*TASK DETAILS*
Can you write out all the lines word for word, with no pictures?

*DATA SHOWN*
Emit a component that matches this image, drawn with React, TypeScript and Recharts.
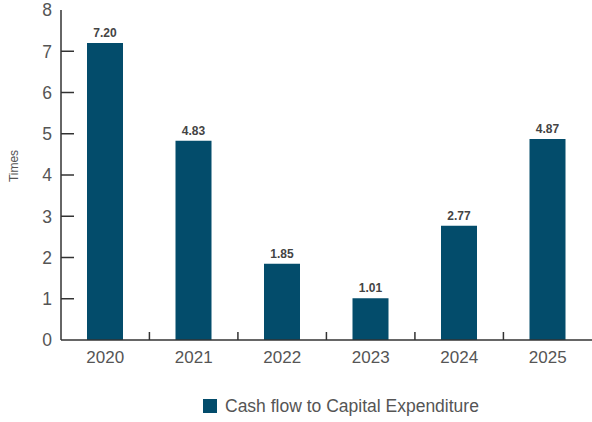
import { BarChart, Bar, XAxis, YAxis, LabelList, Legend } from 'recharts'

const years = ['2020', '2021', '2022', '2023', '2024', '2025']
const ratios = [7.2, 4.83, 1.85, 1.01, 2.77, 4.87]
const yTicks = [0, 1, 2, 3, 4, 5, 6, 7, 8]
const seriesName = 'Cash flow to Capital Expenditure'

const data = years.map((year, i) => ({ year, ratio: ratios[i] }))

const FONT = '"Liberation Sans", Arial, sans-serif'
const BAR = '#034c6b'
const AXIS = '#333'
const TEXT = '#555'
const BAND = 530 / 6

function YTick({ x, y, payload }: any) {
  const axisX = x + 9
  const v = payload.value
  return (
    <g>
      {v > 0 && v < 8 && <line x1={axisX} x2={axisX + 13} y1={y} y2={y} stroke={AXIS} strokeWidth={1.5} />}
      <text x={x} y={y} dy="0.36em" textAnchor="end" fontSize={17.5} fill={TEXT} fontFamily={FONT}>
        {v}
      </text>
    </g>
  )
}

function XTick({ x, y, payload, index }: any) {
  const axisY = y - 11
  return (
    <g>
      {index < years.length - 1 && (
        <line x1={x + BAND / 2} x2={x + BAND / 2} y1={axisY} y2={axisY - 8} stroke={AXIS} strokeWidth={1.5} />
      )}
      <text x={x} y={y} dy="0.71em" textAnchor="middle" fontSize={17} fill={TEXT} fontFamily={FONT}>
        {payload.value}
      </text>
    </g>
  )
}

function TimesLabel() {
  return (
    <text x={14} y={166} transform="rotate(-90 14 166)" dy="0.36em" textAnchor="middle" fontSize={12} fill={TEXT} fontFamily={FONT}>
      Times
    </text>
  )
}

function LegendBox() {
  return (
    <div style={{ height: 50, position: 'relative', fontFamily: FONT }}>
      <div style={{ position: 'absolute', left: 203, top: 27, display: 'flex', alignItems: 'center' }}>
        <span style={{ width: 14, height: 14, background: BAR, display: 'inline-block', marginRight: 8 }} />
        <span style={{ fontSize: 17.5, color: TEXT, lineHeight: '14px' }}>{seriesName}</span>
      </div>
    </div>
  )
}

export default function App() {
  return (
    <div style={{ position: 'fixed', left: 0, top: 0, width: 592, height: 422, background: '#fff' }}>
      <BarChart width={592} height={422} data={data} margin={{ top: 10, right: 0, left: 0, bottom: 0 }} barSize={36}>
        <XAxis
          dataKey="year"
          height={32}
          tickSize={0}
          tickMargin={11}
          tickLine={false}
          axisLine={{ stroke: AXIS, strokeWidth: 1.5 }}
          tick={<XTick />}
        />
        <YAxis
          width={61}
          domain={[0, 8]}
          ticks={yTicks}
          interval={0}
          tickSize={0}
          tickMargin={9}
          tickLine={false}
          axisLine={{ stroke: AXIS, strokeWidth: 1.5 }}
          tick={<YTick />}
          label={{ value: 'Times', content: <TimesLabel /> }}
        />
        <Legend verticalAlign="bottom" content={<LegendBox />} />
        <Bar dataKey="ratio" name={seriesName} fill={BAR} isAnimationActive={false}>
          <LabelList
            dataKey="ratio"
            position="top"
            offset={6}
            formatter={(v: any) => Number(v).toFixed(2)}
            style={{ fontSize: 12, fontWeight: 700, fill: '#444', fontFamily: FONT }}
          />
        </Bar>
      </BarChart>
    </div>
  )
}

*FINISHED TASK*
Emit a component that matches this image, drawn with React, TypeScript and Recharts.
import { BarChart, Bar, XAxis, YAxis, LabelList, Legend } from 'recharts'

const years = ['2020', '2021', '2022', '2023', '2024', '2025']
const ratios = [7.2, 4.83, 1.85, 1.01, 2.77, 4.87]
const yTicks = [0, 1, 2, 3, 4, 5, 6, 7, 8]
const seriesName = 'Cash flow to Capital Expenditure'

const data = years.map((year, i) => ({ year, ratio: ratios[i] }))

const FONT = '"Liberation Sans", Arial, sans-serif'
const BAR = '#034c6b'
const AXIS = '#333'
const TEXT = '#555'
const BAND = 530 / 6

function YTick({ x, y, payload }: any) {
  const axisX = x + 9
  const v = payload.value
  return (
    <g>
      {v > 0 && v < 8 && <line x1={axisX} x2={axisX + 13} y1={y} y2={y} stroke={AXIS} strokeWidth={1.5} />}
      <text x={x} y={y} dy="0.36em" textAnchor="end" fontSize={17.5} fill={TEXT} fontFamily={FONT}>
        {v}
      </text>
    </g>
  )
}

function XTick({ x, y, payload, index }: any) {
  const axisY = y - 11
  return (
    <g>
      {index < years.length - 1 && (
        <line x1={x + BAND / 2} x2={x + BAND / 2} y1={axisY} y2={axisY - 8} stroke={AXIS} strokeWidth={1.5} />
      )}
      <text x={x} y={y} dy="0.71em" textAnchor="middle" fontSize={17} fill={TEXT} fontFamily={FONT}>
        {payload.value}
      </text>
    </g>
  )
}

function TimesLabel() {
  return (
    <text x={14} y={166} transform="rotate(-90 14 166)" dy="0.36em" textAnchor="middle" fontSize={12} fill={TEXT} fontFamily={FONT}>
      Times
    </text>
  )
}

function LegendBox() {
  return (
    <div style={{ height: 50, position: 'relative', fontFamily: FONT }}>
      <div style={{ position: 'absolute', left: 203, top: 27, display: 'flex', alignItems: 'center' }}>
        <span style={{ width: 14, height: 14, background: BAR, display: 'inline-block', marginRight: 8 }} />
        <span style={{ fontSize: 17.5, color: TEXT, lineHeight: '14px' }}>{seriesName}</span>
      </div>
    </div>
  )
}

export default function App() {
  return (
    <div style={{ position: 'fixed', left: 0, top: 0, width: 592, height: 422, background: '#fff' }}>
      <BarChart width={592} height={422} data={data} margin={{ top: 10, right: 0, left: 0, bottom: 0 }} barSize={36}>
        <XAxis
          dataKey="year"
          height={32}
          tickSize={0}
          tickMargin={11}
          tickLine={false}
          axisLine={{ stroke: AXIS, strokeWidth: 1.5 }}
          tick={<XTick />}
        />
        <YAxis
          width={61}
          domain={[0, 8]}
          ticks={yTicks}
          interval={0}
          tickSize={0}
          tickMargin={9}
          tickLine={false}
          axisLine={{ stroke: AXIS, strokeWidth: 1.5 }}
          tick={<YTick />}
          label={{ value: 'Times', content: <TimesLabel /> }}
        />
        <Legend verticalAlign="bottom" content={<LegendBox />} />
        <Bar dataKey="ratio" name={seriesName} fill={BAR} isAnimationActive={false}>
          <LabelList
            dataKey="ratio"
            position="top"
            offset={6}
            formatter={(v: any) => Number(v).toFixed(2)}
            style={{ fontSize: 12, fontWeight: 700, fill: '#444', fontFamily: FONT }}
          />
        </Bar>
      </BarChart>
    </div>
  )
}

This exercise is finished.